Extensions from trusted collectives auto-resolve on first use. When swamp encounters a type it hasn't seen before, say @swamp/aws/ec2/instance, it searches the registry, pulls the extension, loads it, and continues. The version gets pinned in a lockfile so the same resolution produces the same result next time. If it's not from a trusted collective, then it will ask you to pull the extension to use it.

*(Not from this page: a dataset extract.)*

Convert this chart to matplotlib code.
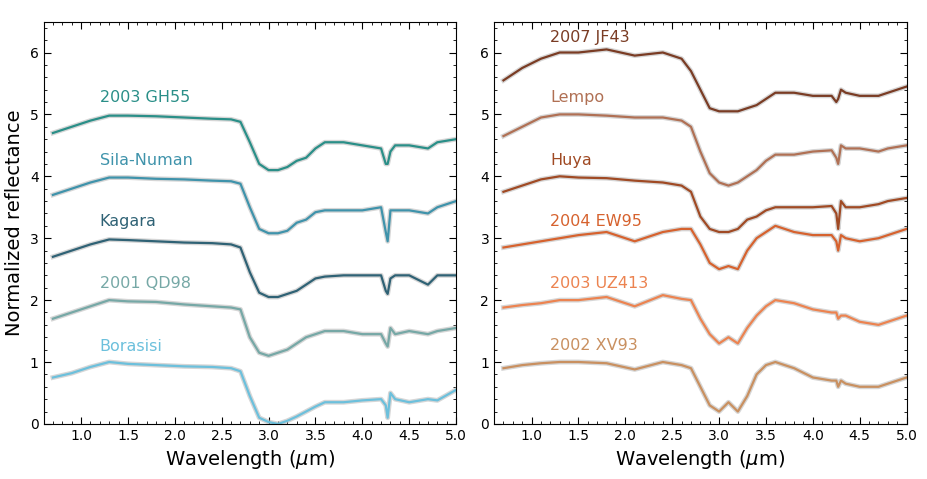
import matplotlib
matplotlib.use("Agg")
import matplotlib.pyplot as plt
from matplotlib.ticker import MultipleLocator

W = [0.7,0.9,1.1,1.3,1.5,1.8,2.1,2.4,2.6,2.7,2.8,2.9,3.0,3.1,3.2,3.3,3.4,3.5,3.6,3.8,4.0,4.2,4.25,4.27,4.3,4.35,4.5,4.7,4.8,5.0]

left_names = ["2003 GH55", "Sila-Numan", "Kagara", "2001 QD98", "Borasisi"]
left_colors = ["#2a8f88", "#3f93ab", "#2f6275", "#76a8a6", "#6cc0dc"]
left_label_y = [5.27, 4.25, 3.27, 2.27, 1.25]
gh55 = [4.70,4.80,4.90,4.98,4.98,4.97,4.95,4.93,4.92,4.88,4.55,4.20,4.10,4.10,4.15,4.25,4.30,4.45,4.55,4.55,4.50,4.45,4.20,4.20,4.40,4.50,4.50,4.45,4.55,4.60]
sila = [3.70,3.80,3.90,3.98,3.98,3.96,3.95,3.93,3.92,3.88,3.50,3.15,3.08,3.08,3.12,3.25,3.30,3.42,3.45,3.45,3.45,3.50,3.10,2.95,3.45,3.45,3.45,3.40,3.50,3.60]
kagara = [2.70,2.80,2.90,2.98,2.97,2.95,2.93,2.92,2.90,2.85,2.45,2.12,2.05,2.05,2.10,2.15,2.25,2.35,2.38,2.40,2.40,2.40,2.15,2.10,2.35,2.40,2.40,2.25,2.40,2.40]
qd98 = [1.70,1.80,1.90,2.00,1.98,1.97,1.93,1.90,1.88,1.85,1.40,1.15,1.10,1.15,1.20,1.30,1.40,1.45,1.50,1.50,1.45,1.45,1.30,1.25,1.55,1.45,1.50,1.45,1.50,1.55]
borasisi = [0.75,0.82,0.92,1.00,0.97,0.95,0.93,0.92,0.90,0.85,0.45,0.10,0.03,0.00,0.05,0.12,0.20,0.28,0.35,0.35,0.38,0.40,0.30,0.10,0.50,0.40,0.35,0.40,0.38,0.55]
left_data = [gh55, sila, kagara, qd98, borasisi]

right_names = ["2007 JF43", "Lempo", "Huya", "2004 EW95", "2003 UZ413", "2002 XV93"]
right_colors = ["#7a3c24", "#b07054", "#a04a24", "#d6622e", "#ec8350", "#c99060"]
right_label_y = [6.25, 5.27, 4.25, 3.27, 2.27, 1.27]
jf43 = [5.55,5.75,5.90,6.00,6.00,6.05,5.95,6.00,5.90,5.70,5.40,5.10,5.05,5.05,5.05,5.10,5.15,5.25,5.35,5.35,5.30,5.30,5.20,5.25,5.40,5.35,5.30,5.30,5.35,5.45]
lempo = [4.65,4.80,4.95,5.00,5.00,4.98,4.95,4.95,4.90,4.80,4.40,4.05,3.90,3.85,3.90,4.00,4.10,4.25,4.35,4.35,4.40,4.42,4.30,4.20,4.50,4.45,4.45,4.40,4.45,4.50]
huya = [3.75,3.85,3.95,4.00,3.98,3.97,3.93,3.90,3.85,3.75,3.35,3.15,3.10,3.10,3.15,3.30,3.35,3.45,3.50,3.50,3.50,3.52,3.40,3.15,3.60,3.50,3.50,3.55,3.60,3.65]
ew95 = [2.85,2.90,2.95,3.00,3.05,3.10,2.95,3.10,3.15,3.15,2.90,2.60,2.50,2.55,2.50,2.80,3.00,3.10,3.20,3.10,3.05,3.05,2.95,2.80,3.05,3.00,2.95,3.00,3.05,3.15]
uz413 = [1.88,1.92,1.95,2.00,2.00,2.05,1.90,2.08,2.02,2.00,1.70,1.45,1.30,1.40,1.30,1.55,1.75,1.90,2.00,1.95,1.85,1.80,1.80,1.70,1.75,1.75,1.65,1.60,1.65,1.75]
xv93 = [0.90,0.95,0.98,1.00,1.00,0.98,0.88,1.00,0.95,0.90,0.60,0.30,0.20,0.35,0.20,0.45,0.80,0.95,1.00,0.90,0.75,0.70,0.70,0.60,0.70,0.65,0.60,0.60,0.65,0.75]
right_data = [jf43, lempo, huya, ew95, uz413, xv93]

fig = plt.figure(figsize=(9.27, 4.79), dpi=100)
ax1 = fig.add_axes([0.047, 0.115, 0.445, 0.84])
ax2 = fig.add_axes([0.533, 0.115, 0.445, 0.84])

for ax, data, names, colors, ly in [(ax1, left_data, left_names, left_colors, left_label_y),
                                    (ax2, right_data, right_names, right_colors, right_label_y)]:
    for y, n, c, yy in zip(data, names, colors, ly):
        ax.plot(W, y, color="#bbbbbb", lw=3.5, alpha=0.6)
        ax.plot(W, y, color=c, lw=1.6)
        ax.text(1.2, yy, n, color=c, fontsize=11.5, va="center")
    ax.set_xlim(0.6, 5.0)
    ax.set_ylim(0, 6.5)
    ax.xaxis.set_major_locator(MultipleLocator(0.5))
    ax.xaxis.set_minor_locator(MultipleLocator(0.1))
    ax.yaxis.set_major_locator(MultipleLocator(1))
    ax.yaxis.set_minor_locator(MultipleLocator(0.2))
    ax.tick_params(which="both", direction="in", top=True, right=True, labelsize=10)
    ax.tick_params(which="major", length=5)
    ax.tick_params(which="minor", length=2.5)
    ax.set_xlabel(r"Wavelength ($\mu$m)", fontsize=14)
ax1.set_ylabel("Normalized reflectance", fontsize=14)
fig.savefig("out.png", dpi=100)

This is the core of why extensions look the way they do, and it's worth saying directly. A human can work from incomplete information. They'll read docs, search GitHub issues, copy examples from Stack Overflow, and eventually figure out how a provider behaves even when the documentation is wrong or missing. I've done that hundreds of times and so have you. Agents don't have that path. If a capability isn't represented in a schema, an agent has to infer it from prose, and that's a much weaker contract. Provider ecosystems were designed for humans who can fill in the gaps. Agent ecosystems need everything to be explicit, typed, and discoverable, because there's nobody in the loop to compensate when it isn't.
What we use it for
We ship extensions for our own infrastructure. The Kubernetes debugging extensions from the determinism post are real, model types that know how to query pod state, inspect services, validate configmap references, and check image availability. The issue lifecycle extension drives our entire development workflow from triage through implementation. Same mechanism, completely different domains.
The extensibility is one of the parts of swamp I'm most proud of. Users model their own systems, extend what exists, and publish what they build. Nobody waits for us to get there first.
The open source communities that built the provider ecosystems for the last generation of tools did extraordinary work. The next generation of contribution isn't another provider. It's operational knowledge encoded in a form an agent can discover and use.